> **WHAT IS BEING ASKED**:
Keep the pictures out and restate every record exactly.
━━━ EXERCISE INPUT
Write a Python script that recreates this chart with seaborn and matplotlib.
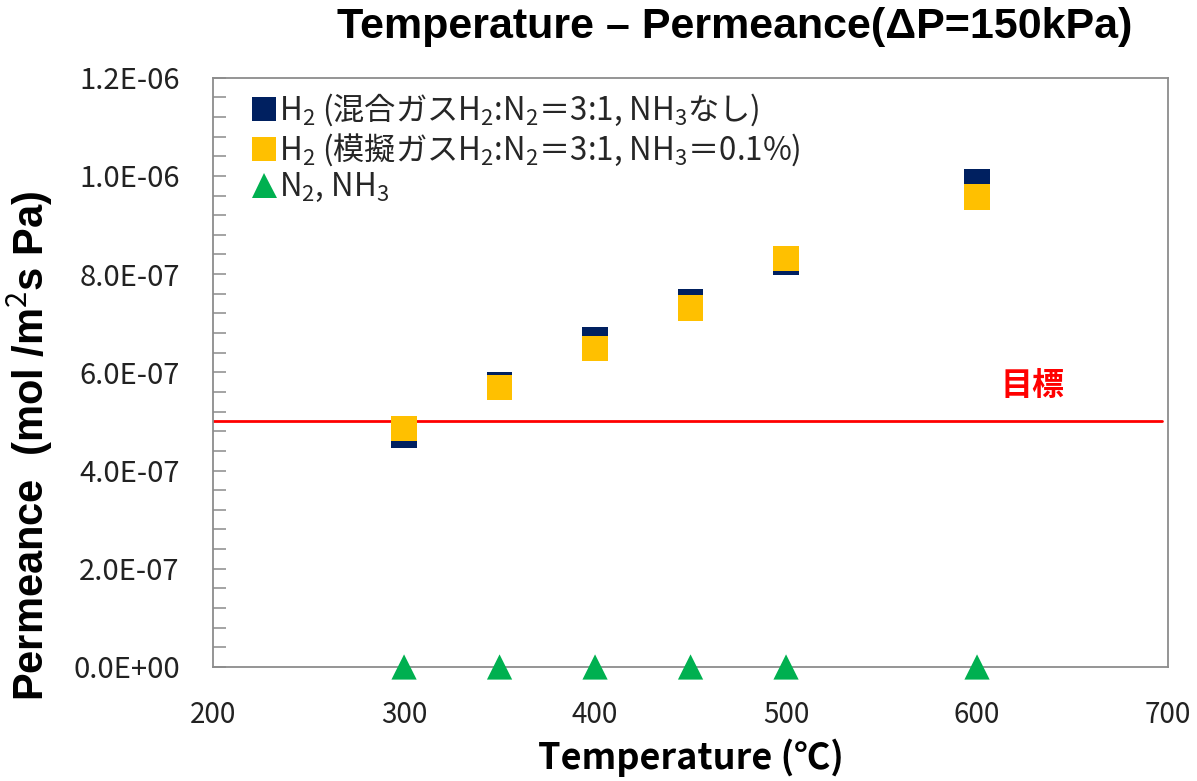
import matplotlib
matplotlib.use("Agg")
import matplotlib.pyplot as plt
import seaborn as sns
import pandas as pd
from matplotlib.ticker import MultipleLocator, FuncFormatter
from matplotlib.lines import Line2D

# ---- data ----
temps = [300, 350, 400, 450, 500, 600]
h2_mixed = [4.72e-7, 5.74e-7, 6.67e-7, 7.44e-7, 8.24e-7, 9.88e-7]
h2_sim = [4.86e-7, 5.69e-7, 6.48e-7, 7.31e-7, 8.32e-7, 9.57e-7]
n2_nh3 = [0.0, 0.0, 0.0, 0.0, 0.0, 0.0]
target = 5.0e-7

label_mixed = "H$_2$ (混合ガスH$_2$:N$_2$＝3:1, NH$_3$なし)"
label_sim = "H$_2$ (模擬ガスH$_2$:N$_2$＝3:1, NH$_3$＝0.1%)"
label_n = "N$_2$, NH$_3$"
title = "Temperature – Permeance(ΔP=150kPa)"
xlabel = "Temperature (℃)"
ylabel = "Permeance  (mol /m$^2$s Pa)"
target_label = "目標"

NAVY = "#002060"
YELLOW = "#FFC000"
GREEN = "#00B050"

sns.set_theme(style="white")
plt.rcParams['font.family'] = ['Noto Sans CJK JP', 'DejaVu Sans']
plt.rcParams['mathtext.fontset'] = 'custom'
plt.rcParams['mathtext.rm'] = 'Noto Sans CJK JP'
plt.rcParams['mathtext.it'] = 'Noto Sans CJK JP'
plt.rcParams['mathtext.bf'] = 'Noto Sans CJK JP:bold'

fig = plt.figure(figsize=(11.97, 7.81), dpi=100)
ax = fig.add_axes([0.178, 0.146, 0.7978, 0.7545])

df_m = pd.DataFrame({"T": temps, "P": h2_mixed})
df_s = pd.DataFrame({"T": temps, "P": h2_sim})
df_n = pd.DataFrame({"T": temps, "P": n2_nh3})

ax.axhline(target, xmin=0, xmax=0.994, color="#FF0000", lw=2, zorder=1)
sns.scatterplot(data=df_m, x="T", y="P", marker="s", s=330, color=NAVY,
                edgecolor="none", linewidth=0, ax=ax, zorder=3, legend=False, clip_on=False)
sns.scatterplot(data=df_s, x="T", y="P", marker="s", s=330, color=YELLOW,
                edgecolor="none", linewidth=0, ax=ax, zorder=4, legend=False, clip_on=False)
sns.scatterplot(data=df_n, x="T", y="P", marker="^", s=330, color=GREEN,
                edgecolor="none", linewidth=0, ax=ax, zorder=5, legend=False, clip_on=False)

ax.set_xlim(200, 700)
ax.set_ylim(0, 1.2e-6)
ax.xaxis.set_major_locator(MultipleLocator(100))
ax.yaxis.set_major_locator(MultipleLocator(2e-7))
ax.yaxis.set_minor_locator(MultipleLocator(4e-8))

def sci(v, pos):
    return "%.1E" % v
ax.yaxis.set_major_formatter(FuncFormatter(sci))

for sp in ax.spines.values():
    sp.set_color("#8C8C8C")
    sp.set_linewidth(1.3)

ax.tick_params(axis="y", which="both", direction="in", left=True, color="#8C8C8C",
               labelsize=21, labelcolor="#222222", pad=24)
ax.tick_params(axis="y", which="major", length=9, width=1.1)
ax.tick_params(axis="y", which="minor", length=9, width=1.1)
ax.tick_params(axis="x", which="both", length=0, labelsize=20, labelcolor="#222222", pad=24)

ax.set_xlabel(xlabel, fontsize=26, fontweight="bold", color="black", labelpad=6)
ax.set_ylabel(ylabel, fontsize=30, fontweight="bold", color="black",
              family=["Liberation Sans", "DejaVu Sans"])
ax.yaxis.set_label_coords(-0.166, 0.375)

fig.text(0.614, 0.966, title, ha="center", va="center", fontsize=31, fontweight="bold",
         family=["Liberation Sans", "DejaVu Sans"], color="black")

ax.text(629, 5.72e-7, target_label, color="#FF0000", fontsize=23, fontweight="bold",
        ha="center", va="center")

handles = [
    Line2D([], [], marker="s", color=NAVY, ls="none", markersize=17, markeredgewidth=0),
    Line2D([], [], marker="s", color=YELLOW, ls="none", markersize=17, markeredgewidth=0),
    Line2D([], [], marker="^", color=GREEN, ls="none", markersize=18, markeredgewidth=0),
]
leg = ax.legend(handles, [label_mixed, label_sim, label_n], loc="upper left",
                bbox_to_anchor=(0.03, 0.998), frameon=False, fontsize=22.5,
                handlelength=0.65, handletextpad=0.15, labelspacing=0.1, borderaxespad=0)

fig.savefig("out.png", dpi=100, facecolor="white")
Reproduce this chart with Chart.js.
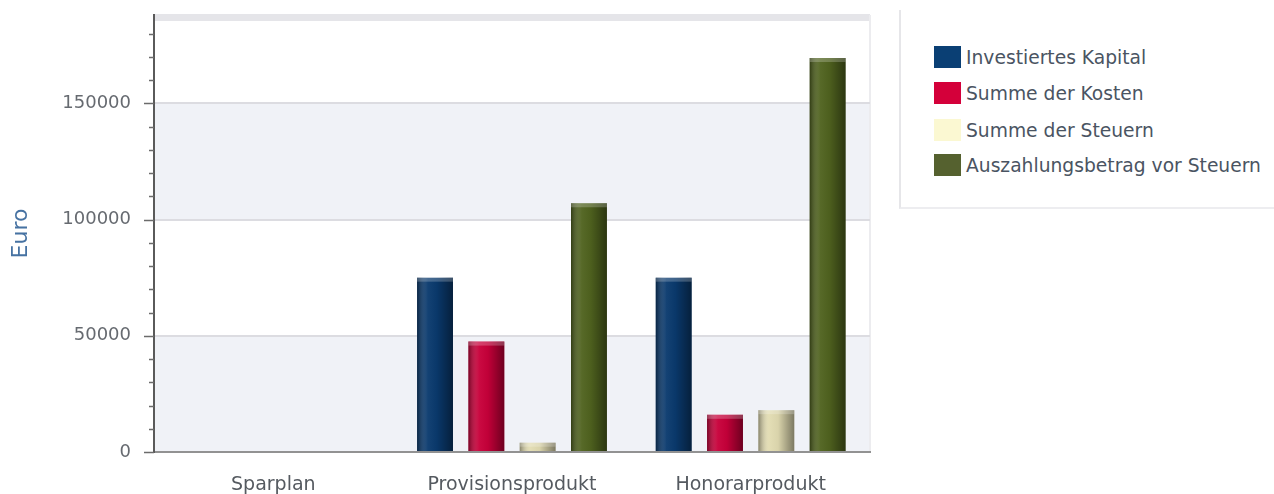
━━━━━━
> **RESULT OF THIS EXERCISE**:
Write a Python script that recreates this chart with seaborn and matplotlib.
import matplotlib
matplotlib.use("Agg")
import matplotlib.pyplot as plt
import seaborn as sns
import pandas as pd
from matplotlib.ticker import MultipleLocator, FuncFormatter
from matplotlib.lines import Line2D

# ---- data ----
temps = [300, 350, 400, 450, 500, 600]
h2_mixed = [4.72e-7, 5.74e-7, 6.67e-7, 7.44e-7, 8.24e-7, 9.88e-7]
h2_sim = [4.86e-7, 5.69e-7, 6.48e-7, 7.31e-7, 8.32e-7, 9.57e-7]
n2_nh3 = [0.0, 0.0, 0.0, 0.0, 0.0, 0.0]
target = 5.0e-7

label_mixed = "H$_2$ (混合ガスH$_2$:N$_2$＝3:1, NH$_3$なし)"
label_sim = "H$_2$ (模擬ガスH$_2$:N$_2$＝3:1, NH$_3$＝0.1%)"
label_n = "N$_2$, NH$_3$"
title = "Temperature – Permeance(ΔP=150kPa)"
xlabel = "Temperature (℃)"
ylabel = "Permeance  (mol /m$^2$s Pa)"
target_label = "目標"

NAVY = "#002060"
YELLOW = "#FFC000"
GREEN = "#00B050"

sns.set_theme(style="white")
plt.rcParams['font.family'] = ['Noto Sans CJK JP', 'DejaVu Sans']
plt.rcParams['mathtext.fontset'] = 'custom'
plt.rcParams['mathtext.rm'] = 'Noto Sans CJK JP'
plt.rcParams['mathtext.it'] = 'Noto Sans CJK JP'
plt.rcParams['mathtext.bf'] = 'Noto Sans CJK JP:bold'

fig = plt.figure(figsize=(11.97, 7.81), dpi=100)
ax = fig.add_axes([0.178, 0.146, 0.7978, 0.7545])

df_m = pd.DataFrame({"T": temps, "P": h2_mixed})
df_s = pd.DataFrame({"T": temps, "P": h2_sim})
df_n = pd.DataFrame({"T": temps, "P": n2_nh3})

ax.axhline(target, xmin=0, xmax=0.994, color="#FF0000", lw=2, zorder=1)
sns.scatterplot(data=df_m, x="T", y="P", marker="s", s=330, color=NAVY,
                edgecolor="none", linewidth=0, ax=ax, zorder=3, legend=False, clip_on=False)
sns.scatterplot(data=df_s, x="T", y="P", marker="s", s=330, color=YELLOW,
                edgecolor="none", linewidth=0, ax=ax, zorder=4, legend=False, clip_on=False)
sns.scatterplot(data=df_n, x="T", y="P", marker="^", s=330, color=GREEN,
                edgecolor="none", linewidth=0, ax=ax, zorder=5, legend=False, clip_on=False)

ax.set_xlim(200, 700)
ax.set_ylim(0, 1.2e-6)
ax.xaxis.set_major_locator(MultipleLocator(100))
ax.yaxis.set_major_locator(MultipleLocator(2e-7))
ax.yaxis.set_minor_locator(MultipleLocator(4e-8))

def sci(v, pos):
    return "%.1E" % v
ax.yaxis.set_major_formatter(FuncFormatter(sci))

for sp in ax.spines.values():
    sp.set_color("#8C8C8C")
    sp.set_linewidth(1.3)

ax.tick_params(axis="y", which="both", direction="in", left=True, color="#8C8C8C",
               labelsize=21, labelcolor="#222222", pad=24)
ax.tick_params(axis="y", which="major", length=9, width=1.1)
ax.tick_params(axis="y", which="minor", length=9, width=1.1)
ax.tick_params(axis="x", which="both", length=0, labelsize=20, labelcolor="#222222", pad=24)

ax.set_xlabel(xlabel, fontsize=26, fontweight="bold", color="black", labelpad=6)
ax.set_ylabel(ylabel, fontsize=30, fontweight="bold", color="black",
              family=["Liberation Sans", "DejaVu Sans"])
ax.yaxis.set_label_coords(-0.166, 0.375)

fig.text(0.614, 0.966, title, ha="center", va="center", fontsize=31, fontweight="bold",
         family=["Liberation Sans", "DejaVu Sans"], color="black")

ax.text(629, 5.72e-7, target_label, color="#FF0000", fontsize=23, fontweight="bold",
        ha="center", va="center")

handles = [
    Line2D([], [], marker="s", color=NAVY, ls="none", markersize=17, markeredgewidth=0),
    Line2D([], [], marker="s", color=YELLOW, ls="none", markersize=17, markeredgewidth=0),
    Line2D([], [], marker="^", color=GREEN, ls="none", markersize=18, markeredgewidth=0),
]
leg = ax.legend(handles, [label_mixed, label_sim, label_n], loc="upper left",
                bbox_to_anchor=(0.03, 0.998), frameon=False, fontsize=22.5,
                handlelength=0.65, handletextpad=0.15, labelspacing=0.1, borderaxespad=0)

fig.savefig("out.png", dpi=100, facecolor="white")
Reproduce this chart with Chart.js.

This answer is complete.